Except if you think this is a passage “especially for” women, then you might infer that women especially need to hear this. Maybe they do. More likely, maybe some do.

But this passage is not aimed at women at all. As Scripture it applies to them. They can and should learn wisdom from it. If Proverbs 31:10ff were in the Bible without a context we would be free to consider that interpretive option. But we are given a context: these are the words of a mother to a son. King Lemuel needs to know that a woman’s charm and beauty are temporary but she should be praised for her actions.

And what is true of the book that is Proverbs 31 is true of the overarching book of Proverbs as well. The references to women do not mean that women are necessarily being singled out for instruction any more than servants are. They are all examples to the son for his own behavior.
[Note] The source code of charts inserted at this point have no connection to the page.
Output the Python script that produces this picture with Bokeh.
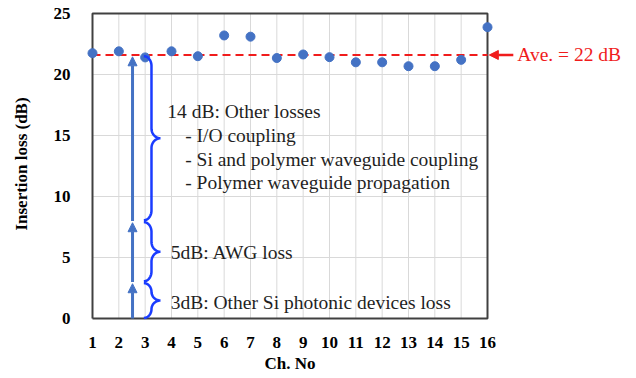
import numpy as np
from bokeh.plotting import figure
from bokeh.models import (Range1d, FixedTicker, Arrow, NormalHead, Label, Title)
from bokeh.embed import file_html
from bokeh.resources import INLINE

# ---- data ----
channels = list(range(1, 17))
insertion_loss = [21.75, 21.9, 21.4, 21.9, 21.5, 23.2, 23.1, 21.35,
                  21.64, 21.42, 21.0, 21.0, 20.68, 20.68, 21.2, 23.88]
average_loss = 21.6
y_ticks = [0, 5, 10, 15, 20, 25]
x_tick_labels = [str(c) for c in channels]
loss_breakdown = [0, 3, 8, 21.6]          # cumulative stack boundaries (dB)
breakdown_labels = ["3dB: Other Si photonic devices loss",
                    "5dB: AWG loss",
                    "14 dB: Other losses"]
other_loss_items = ["- I/O coupling",
                    "- Si and polymer waveguide coupling",
                    "- Polymer waveguide propagation"]

SERIF = "Liberation Serif"
BLUE = "#4472C4"
BRACE = "#1a3cff"
RED = "#f01c1c"
TXT = "#1f1f1f"

x0, x1 = channels[0], channels[-1]
y0r, y1r = y_ticks[0], y_ticks[-1]

# plotting box (x0..x1, y0r..y1r) is 395 x 305 px; the frame is padded around it
W, H = 636, 378
box_w, box_h = 395, 305
px_x = box_w / (x1 - x0)
px_y = box_h / (y1r - y0r)
pad_l, pad_r, pad_t, pad_b = 12, 149, 8, 4
border_l, border_t = 80, 5

p = figure(width=W, height=H, output_backend="svg", toolbar_location=None,
           x_range=Range1d(x0 - pad_l / px_x, x1 + pad_r / px_x),
           y_range=Range1d(y0r - pad_b / px_y, y1r + pad_t / px_y),
           min_border_left=border_l, min_border_right=0,
           min_border_top=border_t,
           min_border_bottom=H - border_t - pad_t - box_h - pad_b)

p.outline_line_color = None
p.background_fill_color = "white"
p.border_fill_color = "white"
p.grid.grid_line_color = None

p.xaxis.ticker = FixedTicker(ticks=channels)
p.xaxis.major_label_overrides = {c: l for c, l in zip(channels, x_tick_labels)}
p.yaxis.ticker = FixedTicker(ticks=y_ticks)
for ax in (p.xaxis, p.yaxis):
    ax.axis_line_color = None
    ax.major_tick_line_color = None
    ax.minor_tick_line_color = None
    ax.major_tick_out = 0
    ax.major_tick_in = 0
    ax.major_label_text_font = SERIF
    ax.major_label_text_font_style = "bold"
    ax.major_label_text_font_size = "17px"
    ax.major_label_text_color = "black"
    ax.axis_label_text_font = SERIF
    ax.axis_label_text_font_style = "bold"
    ax.axis_label_text_font_size = "17px"
    ax.axis_label_text_color = "black"
p.yaxis.axis_label = "Insertion loss (dB)"
p.xaxis.major_label_standoff = 14
p.yaxis.major_label_standoff = 10
p.yaxis.axis_label_standoff = 20

# x-axis title centred under the plotting box (not the padded frame)
label_w = 51
p.add_layout(Title(text="Ch. No", align="left",
                   offset=pad_l + box_w / 2 - label_w / 2,
                   text_font=SERIF, text_font_style="bold", text_font_size="17px",
                   text_color="black", standoff=2), "below")

# grid lines and plot box as line glyphs (from the tick lists)
gx = [[c, c] for c in channels]
gy = [[y0r, y1r] for _ in channels]
gx += [[x0, x1] for _ in y_ticks]
gy += [[t, t] for t in y_ticks]
p.multi_line(gx, gy, line_color="#d9d9d9", line_width=1)
p.line([x0, x1, x1, x0, x0], [y0r, y0r, y1r, y1r, y0r],
       line_color="#404040", line_width=2)

# average line
p.line([x0, x1], [average_loss, average_loss], line_color=RED,
       line_width=2, line_dash="8 5")

# data points
p.scatter(channels, insertion_loss, size=9, color=BLUE)

# stacked arrows
arrow_x = 2.52
for ya, yb in zip(loss_breakdown[:-1], loss_breakdown[1:]):
    p.add_layout(Arrow(x_start=arrow_x, y_start=ya, x_end=arrow_x, y_end=yb - 0.15,
                       line_color=BLUE, line_width=3,
                       end=NormalHead(size=9, fill_color=BLUE, line_color=BLUE)))

# curly braces
def brace(ya, yb, xe=2.95, xs=3.24, xt=3.58, n=16):
    k = 0.5523
    ym = (ya + yb) / 2
    r = min(0.8, (yb - ya) / 4)
    t = np.linspace(0, 1, n)[:, None]

    def bez(P0, P1, P2, P3):
        P0, P1, P2, P3 = map(np.array, (P0, P1, P2, P3))
        return ((1 - t) ** 3) * P0 + 3 * ((1 - t) ** 2) * t * P1 + \
            3 * (1 - t) * t ** 2 * P2 + t ** 3 * P3

    segs = []
    segs.append(bez((xe, ya), (xe + k * (xs - xe), ya), (xs, ya + r - k * r), (xs, ya + r)))
    segs.append(np.array([[xs, ya + r], [xs, ym - r]]))
    segs.append(bez((xs, ym - r), (xs, ym - r + k * r), (xt - k * (xt - xs), ym), (xt, ym)))
    segs.append(bez((xt, ym), (xt - k * (xt - xs), ym), (xs, ym + r - k * r), (xs, ym + r)))
    segs.append(np.array([[xs, ym + r], [xs, yb - r]]))
    segs.append(bez((xs, yb - r), (xs, yb - r + k * r), (xe + k * (xs - xe), yb), (xe, yb)))
    pts = np.vstack(segs)
    return pts[:, 0], pts[:, 1]

for ya, yb in zip(loss_breakdown[:-1], loss_breakdown[1:]):
    bx, by = brace(ya + 0.05, yb - 0.1)
    p.line(bx, by, line_color=BRACE, line_width=2.5)

# breakdown labels
label_y = [1.34, 5.43, 16.97]
for txt, ly, lx in zip(breakdown_labels, label_y, [3.97, 3.97, 3.84]):
    p.add_layout(Label(x=lx, y=ly, text=txt, text_font=SERIF, text_font_size="19.5px",
                       text_color=TXT, text_baseline="middle"))
for i, txt in enumerate(other_loss_items):
    p.add_layout(Label(x=4.52, y=15.0 - i * 1.93, text=txt, text_font=SERIF,
                       text_font_size="19.5px", text_color=TXT,
                       text_baseline="middle"))

# average annotation
p.add_layout(Arrow(x_start=16.98, y_start=average_loss, x_end=16.07, y_end=average_loss,
                   line_color=RED, line_width=2.5,
                   end=NormalHead(size=9, fill_color=RED, line_color=RED)))
p.add_layout(Label(x=17.13, y=average_loss, text="Ave. = 22 dB", text_font=SERIF,
                   text_font_size="19.5px", text_color=RED, text_baseline="middle"))

open("out.html", "w").write(file_html(p, INLINE))
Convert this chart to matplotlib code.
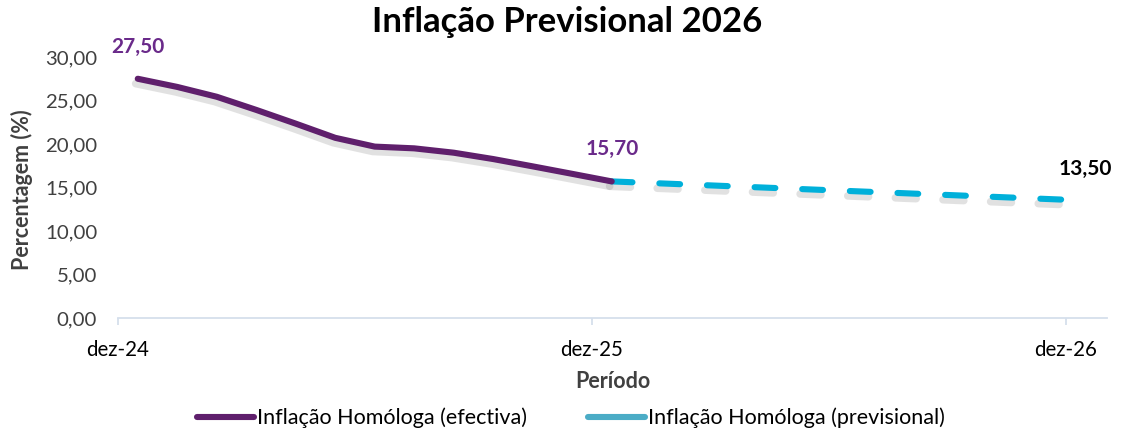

So consider Proverbs 19:13, “A foolish son is ruin to his father, and a wife’s quarreling is a continual dripping of rain.” Obviously, a quarrelsome wife can and should learn from that passage. But when you consider that Proverbs is addressed to a son, it seems likely that the woman is being used as an example to the son. He should not be foolish and quarrelsome.

The point would not be that women are typically quarrelsome (the quarrelsome wife is mentioned at least four other times in Proverbs) but that sons (or foolish sons) are more apt to notice faults in females and thus need to hear that they should be learning how to behave for themselves, rather than feeling superior.

I think Proverbs sometimes addresses gender differences and differing prevailing temptations. I wrote about Proverbs 11:16-22 and other issues at Theopolis Institute related to this. But I don’t think that happens as often as some expect.

As Scripture, Proverbs is for all people including women, and wisdom is especially for females even if Proverbs is written as a father addressing a son. Because, just as Lemuel’s mother wants him to embrace the right woman and reject others, so Solomon tells his son to embrace Lady Wisdom and reject Madame Folly. Indeed, along with Lady Wisdom he also exhorts sons to heed their mothers as a source of wisdom.

Wisdom is a woman. You can’t affirm that wisdom is for women more strongly than that!